# Your goal
Restate, exactly and without pictures, the lines from the start of the listing below through the line holding "170.7, 175.1, 179.1];".
○ ○ ○ ○ ○
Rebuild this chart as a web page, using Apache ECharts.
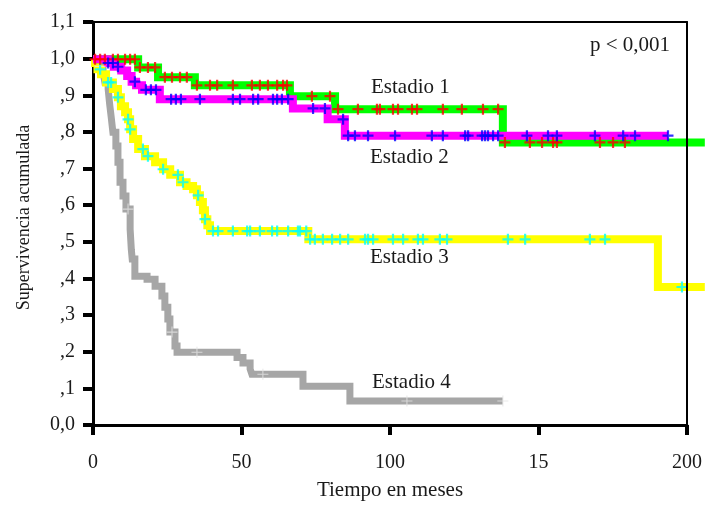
<!DOCTYPE html>
<html>
<head>
<meta charset="utf-8">
<script src="https://cdn.jsdelivr.net/npm/echarts@6/dist/echarts.min.js"></script>
<style>
html, body { margin: 0; padding: 0; background: #fff; }
#chart { width: 705px; height: 506px; }
</style>
</head>
<body>
<div id="chart"></div>
<script>
var xTickLabels = ['0', '50', '100', '15', '200'];
var yTickLabels = ['0,0', ',1', ',2', ',3', ',4', ',5', ',6', ',7', ',8', ',9', '1,0', '1,1'];

// Estadio 1 - step times (meses) and survival after each step
var est1Time = [0, 15.2, 21.9, 34.3, 66.3, 81.5, 138, 206];
var est1Surv = [1, 0.978, 0.952, 0.93, 0.901, 0.866, 0.777, 0.777];
var est1Cens = [0.7, 2.4, 4.0, 6.7, 8.4, 10.8, 12.5, 14.1, 15.8, 18.5, 20.9, 24.2, 26.6, 29.3, 31.6,
  35.0, 39.4, 41.8, 47.1, 53.5, 56.2, 58.9, 62.0, 64.0, 65.3, 73.7, 79.8, 82.5, 89.2, 95.6, 96.6,
  101, 102.7, 107.4, 109.1, 117.8, 124.2, 131.3, 136.4, 138.7, 147.1, 151.2, 154.9, 156.2, 170.7, 175.1, 179.1];

// Estadio 2
var est2Time = [0, 5, 7, 9.5, 11.5, 13, 14.5, 16.5, 22.5, 67.3, 79, 84.8, 193.6];
var est2Surv = [1, 0.99, 0.98, 0.97, 0.955, 0.94, 0.93, 0.918, 0.893, 0.868, 0.839, 0.795, 0.795];
var est2Cens = [5.1, 6.7, 8.4, 14.1, 17.8, 19.5, 21.2, 26.3, 27.9, 29.6, 36.0, 47.1, 49.5, 53.9, 55.6,
  60.6, 62.0, 63.6, 65.7, 74.1, 78.1, 84.2, 85.9, 88.2, 92.6, 101.7, 114.1, 117.8, 125.3, 126.3, 131.0,
  132.0, 133.0, 134.7, 136.4, 146.1, 153.2, 156.2, 169.0, 178.5, 182.5, 193.6];

// Estadio 3
var est3Time = [0, 0.7, 1.5, 2.7, 4.4, 6.7, 8.4, 9.4, 10.8, 11.8, 12.5, 13.5, 15.2, 17.5, 20.9, 23.6, 26,
  29.3, 31.5, 33.7, 35, 36, 37, 37.7, 38.5, 39.4, 72.5, 190.2, 206];
var est3Surv = [1, 0.99, 0.973, 0.96, 0.938, 0.92, 0.898, 0.874, 0.858, 0.839, 0.812, 0.786, 0.759, 0.74,
  0.724, 0.705, 0.69, 0.67, 0.66, 0.651, 0.635, 0.617, 0.595, 0.571, 0.555, 0.539, 0.517, 0.389, 0.389];
var est3Cens = [2.4, 5.1, 6.1, 8.4, 11.8, 12.5, 16.8, 18.5, 23.6, 28.6, 30.3, 35.4, 37.7, 40.4, 42.1,
  47.1, 51.9, 52.9, 56.2, 60.3, 62.0, 65.7, 69.0, 69.7, 71.8, 73.1, 74.7, 77.4, 80.5, 83.2, 85.9, 91.6,
  92.6, 94.3, 101.0, 104.4, 109.4, 111.1, 116.8, 119.2, 139.7, 145.5, 167.3, 172.4, 198.3];

// Estadio 4
var est4Time = [0, 1.5, 2.4, 3.4, 4.0, 5.1, 5.6, 6.1, 6.7, 7.7, 8.4, 9.1, 10.1, 11.1, 12.5, 12.9, 13.2,
  14.1, 18.2, 20.9, 23.2, 24.2, 25.2, 25.9, 27.6, 28.3, 48.5, 50.5, 52.9, 53.5, 70.7, 86.5, 138];
var est4Surv = [1, 0.99, 0.981, 0.965, 0.938, 0.92, 0.88, 0.847, 0.804, 0.767, 0.724, 0.67, 0.633, 0.598,
  0.544, 0.49, 0.464, 0.418, 0.41, 0.391, 0.365, 0.335, 0.303, 0.268, 0.231, 0.214, 0.2, 0.185, 0.169,
  0.155, 0.123, 0.083, 0.083];
var est4Cens = [2.4, 11.8, 26.6, 35, 57.2, 105.7, 138];

function pairs(times, surv) {
  return times.map(function (t, i) { return [t, surv[i]]; });
}
// survival value of the step curve at a censoring time
function censPoints(cens, times, surv) {
  return cens.map(function (t) {
    var k = 0;
    for (var i = 0; i < times.length; i++) { if (times[i] <= t) k = i; }
    return [t, surv[k]];
  });
}

// the curves run a little past the 200 frame, so they get their own wider grid
var plotLeft = 93, frameRight = 18, plotTop = 22, plotBottom = 74, W = 705;
var frameW = W - plotLeft - frameRight;
var curveXMax = 200 * (W - plotLeft) / frameW;

var plusBold = 'path://M4,0H6V4H10V6H6V10H4V6H0V4H4Z';
var plusThin = 'path://M4.5,0H5.5V4.5H10V5.5H5.5V10H4.5V5.5H0V4.5H4.5Z';
var serif = 'Liberation Serif';
var ink = '#1a1a1a';

function stepLine(name, times, surv, color, width) {
  return {
    name: name, type: 'line', step: 'end', data: pairs(times, surv),
    showSymbol: false, silent: true,
    lineStyle: { color: color, width: width, cap: 'butt', join: 'miter' }
  };
}
function marks(cens, times, surv, color, symbol) {
  return {
    type: 'scatter', data: censPoints(cens, times, surv), silent: true,
    symbol: symbol, symbolSize: 11, itemStyle: { color: color }, z: 4
  };
}

var myChart = echarts.init(document.getElementById('chart'));
var option = {
  backgroundColor: '#ffffff',
  animation: false,
  grid: [
    { left: plotLeft, right: 0, top: plotTop, bottom: plotBottom },
    { left: plotLeft, right: frameRight, top: plotTop, bottom: plotBottom }
  ],
  xAxis: [{
    gridIndex: 0, type: 'value', min: 0, max: curveXMax, show: false
  }, {
    gridIndex: 1, type: 'value', min: 0, max: 200, interval: 50,
    name: 'Tiempo en meses', nameLocation: 'middle', nameGap: 55,
    nameTextStyle: { fontFamily: serif, fontSize: 21, color: ink },
    axisLine: { lineStyle: { color: '#000', width: 3 } },
    axisTick: { show: true, length: 10, lineStyle: { color: '#000', width: 4 } },
    axisLabel: {
      margin: 28, fontFamily: serif, fontSize: 20, color: ink,
      formatter: function (v) { return xTickLabels[Math.round(v / 50)]; }
    },
    splitLine: { show: false }
  }, {
    gridIndex: 1, type: 'value', position: 'top', min: 0, max: 200,
    axisLine: { show: true, onZero: false, lineStyle: { color: '#000', width: 2 } },
    axisTick: { show: false }, axisLabel: { show: false }, splitLine: { show: false }
  }],
  yAxis: [{
    gridIndex: 0, type: 'value', min: 0, max: 1.1, show: false
  }, {
    gridIndex: 1, type: 'value', min: 0, max: 1.1, interval: 0.1,
    name: 'Supervivencia acumulada', nameLocation: 'middle', nameGap: 60,
    nameTextStyle: { fontFamily: serif, fontSize: 18, color: ink, padding: [0, 0, 0, 12] },
    axisLine: { show: true, lineStyle: { color: '#000', width: 3 } },
    axisTick: { show: true, length: 10, lineStyle: { color: '#000', width: 4 } },
    axisLabel: {
      margin: 18, fontFamily: serif, fontSize: 20, color: ink, padding: [0, 0, 12, 0],
      formatter: function (v) { return yTickLabels[Math.round(v * 10)]; }
    },
    splitLine: { show: false }
  }, {
    gridIndex: 1, type: 'value', position: 'right', min: 0, max: 1.1, z: 5,
    axisLine: { show: true, onZero: false, lineStyle: { color: '#000', width: 2 } },
    axisTick: { show: false }, axisLabel: { show: false }, splitLine: { show: false }
  }],
  graphic: [
    { type: 'text', left: 590, top: 35, style: { text: 'p < 0,001', font: '21px "Liberation Serif"', fill: ink } },
    { type: 'text', left: 371, top: 77, style: { text: 'Estadio 1', font: '21px "Liberation Serif"', fill: ink } },
    { type: 'text', left: 370, top: 147, style: { text: 'Estadio 2', font: '21px "Liberation Serif"', fill: ink } },
    { type: 'text', left: 370, top: 247, style: { text: 'Estadio 3', font: '21px "Liberation Serif"', fill: ink } },
    { type: 'text', left: 372, top: 372, style: { text: 'Estadio 4', font: '21px "Liberation Serif"', fill: ink } }
  ],
  series: [
    stepLine('Estadio 4', est4Time, est4Surv, '#a6a6a6', 7),
    stepLine('Estadio 3', est3Time, est3Surv, '#ffff00', 8),
    stepLine('Estadio 1', est1Time, est1Surv, '#00ff00', 8),
    stepLine('Estadio 2', est2Time, est2Surv, '#ff00ff', 8),
    marks(est4Cens, est4Time, est4Surv, '#e3e3e3', plusThin),
    marks(est3Cens, est3Time, est3Surv, '#00ffff', plusBold),
    marks(est1Cens, est1Time, est1Surv, '#ff0000', plusBold),
    marks(est2Cens, est2Time, est2Surv, '#0000ff', plusBold)
  ]
};

if (option && typeof option === 'object') {
  myChart.setOption(option);
}
window.onresize = function () { myChart.resize(); };
</script>
</body>
</html>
○ ○ ○ ○ ○
# Solution for this task
Rebuild this chart as a web page, using Apache ECharts.
<!DOCTYPE html>
<html>
<head>
<meta charset="utf-8">
<script src="https://cdn.jsdelivr.net/npm/echarts@6/dist/echarts.min.js"></script>
<style>
html, body { margin: 0; padding: 0; background: #fff; }
#chart { width: 705px; height: 506px; }
</style>
</head>
<body>
<div id="chart"></div>
<script>
var xTickLabels = ['0', '50', '100', '15', '200'];
var yTickLabels = ['0,0', ',1', ',2', ',3', ',4', ',5', ',6', ',7', ',8', ',9', '1,0', '1,1'];

// Estadio 1 - step times (meses) and survival after each step
var est1Time = [0, 15.2, 21.9, 34.3, 66.3, 81.5, 138, 206];
var est1Surv = [1, 0.978, 0.952, 0.93, 0.901, 0.866, 0.777, 0.777];
var est1Cens = [0.7, 2.4, 4.0, 6.7, 8.4, 10.8, 12.5, 14.1, 15.8, 18.5, 20.9, 24.2, 26.6, 29.3, 31.6,
  35.0, 39.4, 41.8, 47.1, 53.5, 56.2, 58.9, 62.0, 64.0, 65.3, 73.7, 79.8, 82.5, 89.2, 95.6, 96.6,
  101, 102.7, 107.4, 109.1, 117.8, 124.2, 131.3, 136.4, 138.7, 147.1, 151.2, 154.9, 156.2, 170.7, 175.1, 179.1];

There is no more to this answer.